The system provides shared real-time views for onshore and offshore personnel, customized reports and dashboards, and post-mission analytics with specific event playback from the Marlin database. The software consistently unites and engages personnel across activities and is proving invaluable around event transparency – almost every project is followed by requests for extensive mission playback from the system. For example, during the survey a line was aborted; and during the break-off around platforms, it was unclear whether the chase vessel maintained a safe distance from the seismic vessel. The historical playback could confirm exact offsets between vessels at all times.

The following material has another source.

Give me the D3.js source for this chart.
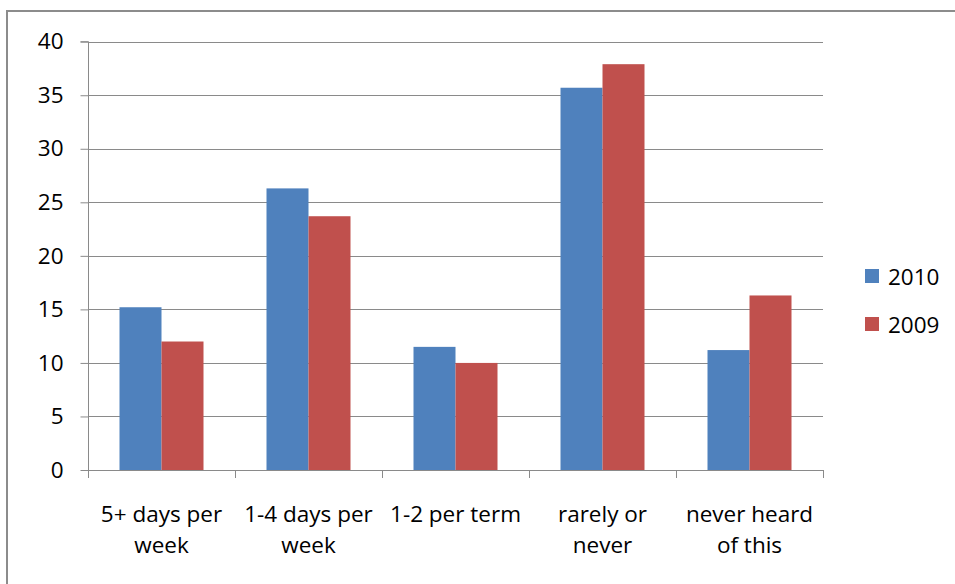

SIMOPS and 4D survey results

Both 4D surveys lasted more than 100 days each and were completed in complex operating areas without any unplanned downtime from SIMOPS. The data quality was excellent, the repeatability was good, and more data coverage was acquired than expected. In addition to helping prevent disruptions and potential HSE incidents, an additional unforeseen benefit was the value in reducing SIMOPS downtime for other operations in the area.

Marlin has been deployed for a broad range of use cases, growing from 39 installations at the beginning of 2017 to 61 today. These deployments have spanned marine operations in ice, optimization of time-lapse seismic surveys co-mingled with busy oil and gas operations, autonomous underwater vehicle flight planning and optimization, integrated offshore activity planning, and shore-based marine control centers. The software supports a step change offshore as the industry moves from traditional manual processes to digital solutions that integrate and share information in real time to enable better, safer decisions.